Elon Musk made a striking prediction during a recent conversation with Dwarkesh Patel. He stated that within 30 to 36 months, space will become the most economically compelling location for artificial intelligence infrastructure.
His reasoning centers on one critical resource that Earth is rapidly running out of: electricity.
“In 36 months, but probably closer to 30 months, the most economically compelling place to put AI will be space,” Musk stated plainly. The assertion wasn’t based on speculative futurism but on practical engineering constraints he’s already encountering at companies like xAI and Tesla.
Musk’s central argument revolves around electrical capacity. Outside of China, global electricity output remains essentially flat, while chip production grows exponentially.
“The output of chips is growing pretty much exponentially, but the output of electricity is flat. So how are you going to turn the chips on?” he asked.
He pointed out that the United States currently uses only half a terawatt of power on average. Scaling AI infrastructure to even one terawatt, which he considers necessary for reaching the singularity, would require doubling America’s entire electrical consumption.
“Can you imagine building that many data centers, that many power plants?” Musk challenged.
The xAI founder described the difficulty of bringing just one gigawatt online for the Colossus project in Memphis. The effort required coordinating multiple gas turbines, navigating permit issues across state lines, and building power infrastructure in Mississippi when Tennessee proved too difficult.
Even then, the actual power generation needed exceeded naive calculations by significant margins due to cooling, networking, and operational reserve requirements.
Space offers five fundamental advantages, according to Musk. Solar panels in space operate at approximately five times the effectiveness of ground-based installations.
“You don’t have a day-night cycle, seasonality, clouds, or an atmosphere in space,” he explained, noting that Earth’s atmosphere alone causes about 30 percent energy loss.
Beyond efficiency, space eliminates the need for batteries since sunlight is constant. There are no weather-related failures, no permitting battles, and no competition with other uses for the same electrical capacity. “It’s actually much cheaper to do in space,” Musk concluded.
The cost comparison becomes even more favorable when accounting for terrestrial obstacles. Solar tariffs in the United States run several hundred percent, domestic production capacity is minimal, and acquiring land with proper permits for utility-scale solar requires years.
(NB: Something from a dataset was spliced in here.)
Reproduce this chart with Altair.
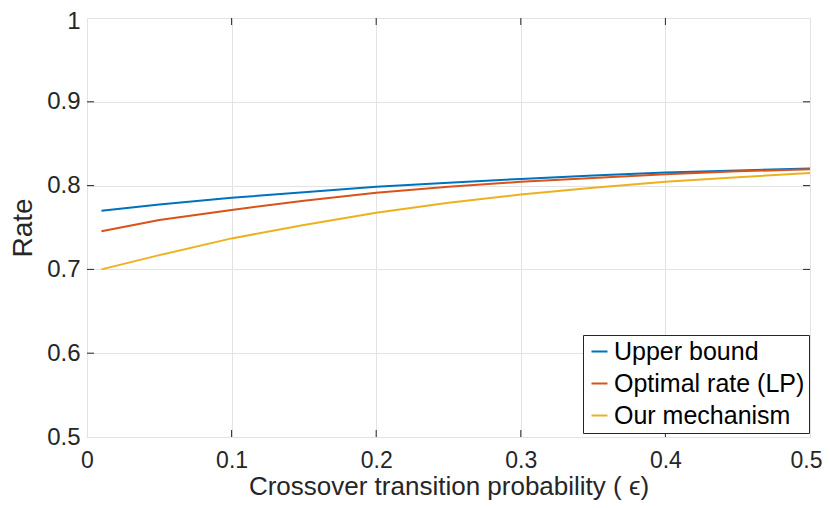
import altair as alt
import pandas as pd

eps = [0.01, 0.05, 0.10, 0.15, 0.20, 0.25, 0.30, 0.35, 0.40, 0.45, 0.50]
upper = [0.770, 0.7775, 0.7855, 0.792, 0.7985, 0.8035, 0.808, 0.812, 0.8155, 0.818, 0.8205]
optimal = [0.7455, 0.759, 0.771, 0.782, 0.7915, 0.7985, 0.8045, 0.809, 0.8135, 0.817, 0.8195]
ours = [0.700, 0.717, 0.737, 0.753, 0.7675, 0.7795, 0.7895, 0.7975, 0.8045, 0.810, 0.815]
series = ["Upper bound", "Optimal rate (LP)", "Our mechanism"]
colors = ["#0072BD", "#D95319", "#EDB120"]
xticks = [0, 0.1, 0.2, 0.3, 0.4, 0.5]
yticks = [0.5, 0.6, 0.7, 0.8, 0.9, 1.0]

rows = []
for name, vals in zip(series, [upper, optimal, ours]):
    for e, v in zip(eps, vals):
        rows.append({"eps": e, "rate": v, "series": name})
df = pd.DataFrame(rows)

FONT = "Liberation Sans"
TXT = "#262626"
xscale = alt.Scale(domain=[0, 0.5], nice=False, zero=False)
yscale = alt.Scale(domain=[0.5, 1.0], nice=False, zero=False)

lines = alt.Chart(df).mark_line(strokeWidth=2, clip=True).encode(
    x=alt.X("eps:Q", scale=xscale,
            axis=alt.Axis(values=xticks, format="~g", title="Crossover transition probability ( ϵ)",
                          grid=True, gridColor="#e3e3e3", tickSize=0, domain=False,
                          labelFontSize=23, labelPadding=12, labelColor=TXT,
                          labelAlign=alt.ExprRef(expr="datum.value >= 0.5 ? 'right' : 'center'"),
                          labelOffset=alt.ExprRef(expr="datum.value >= 0.5 ? 12 : 0"),
                          titleFontSize=26, titleFontWeight="normal", titleColor=TXT,
                          titlePadding=1, labelFont=FONT, titleFont=FONT, labelFlush=False)),
    y=alt.Y("rate:Q", scale=yscale,
            axis=alt.Axis(values=yticks, format="~g", title="Rate",
                          grid=True, gridColor="#e3e3e3", tickSize=0, domain=False,
                          labelFontSize=24, labelPadding=7, labelColor=TXT,
                          labelOffset=alt.ExprRef(expr="datum.value >= 1 ? 3 : 0"),
                          titleFontSize=28, titleFontWeight="normal", titleColor=TXT,
                          titlePadding=9, labelFont=FONT, titleFont=FONT, labelFlush=False)),
    color=alt.Color("series:N", scale=alt.Scale(domain=series, range=colors),
                    legend=alt.Legend(title=None, orient="none", legendX=496, legendY=317,
                                      symbolType="stroke", symbolSize=256, symbolStrokeWidth=2,
                                      labelFontSize=25, labelFont=FONT, labelColor="#000000",
                                      labelLimit=400, strokeColor="#262626", fillColor="#ffffff",
                                      padding=4, rowPadding=6, labelOffset=2, symbolOffset=0,
                                      cornerRadius=0)),
)

xt = pd.DataFrame({"v": xticks[1:-1]})
yt = pd.DataFrame({"v": yticks[1:-1]})
xt_bottom = alt.Chart(xt).mark_rule(color=TXT, strokeWidth=1).encode(
    x=alt.X("v:Q", scale=xscale), y=alt.value(419), y2=alt.value(412))
xt_top = alt.Chart(xt).mark_rule(color=TXT, strokeWidth=1).encode(
    x=alt.X("v:Q", scale=xscale), y=alt.value(0), y2=alt.value(7))
yt_left = alt.Chart(yt).mark_rule(color=TXT, strokeWidth=1).encode(
    y=alt.Y("v:Q", scale=yscale), x=alt.value(0), x2=alt.value(7))
yt_right = alt.Chart(yt).mark_rule(color=TXT, strokeWidth=1).encode(
    y=alt.Y("v:Q", scale=yscale), x=alt.value(723), x2=alt.value(716))

chart = alt.layer(lines, xt_bottom, xt_top, yt_left, yt_right).properties(
    width=723, height=419,
    autosize=alt.AutoSizeParams(type="none"),
    padding={"left": 79, "top": 10, "right": 12, "bottom": 63},
).configure_view(stroke=TXT, strokeWidth=1.2).configure(background="white")

chart.save("out.html", embed_options={"renderer": "svg", "actions": False})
“Try getting the permits for that. See what happens,” Musk said sarcastically about covering Nevada in solar panels.
Musk was blunt about hardware constraints. Gas turbine manufacturers are sold out through 2030, with the limiting factor being specialized vanes and blades for the turbines. Only three companies worldwide manufacture these components, and all face massive backlogs.
“The limiting factor is the vanes and blades. There are only three casting companies in the world that make these, and they’re massively backlogged,” he said, adding that even when you can source everything else, these critical components take 12 to 18 months longer to obtain.
For ground-based data centers, the power requirements extend far beyond the chips themselves. Cooling systems, networking hardware, storage systems, and operational reserves multiply the base load significantly. For every 110,000 Nvidia GB300 chips at xAI, roughly 300 megawatts of generation capacity is required. This nearly triple the chips’ direct power consumption.
When asked about the balance between terrestrial and space-based AI in five years, Musk made an prediction: “Five years from now, my prediction is we will launch and be operating every year more AI in space than the cumulative total on Earth.”
He elaborated that launching a few hundred gigawatts per year to space within that timeframe is feasible, potentially reaching a terawatt annually before fuel supply for rockets becomes constraining.
This would require approximately 10,000 Starship launches per year, one every hour, with each carrying the solar arrays, radiators, and computing hardware needed for orbital data centers.
Musk acknowledged that SpaceX is preparing for exactly this scale. “SpaceX is gearing up to do 10,000 launches a year, and maybe even 20 or 30,000 launches a year,” he said, adding that as few as 20 to 30 Starship vehicles could maintain this cadence given the orbital mechanics and ground track requirements.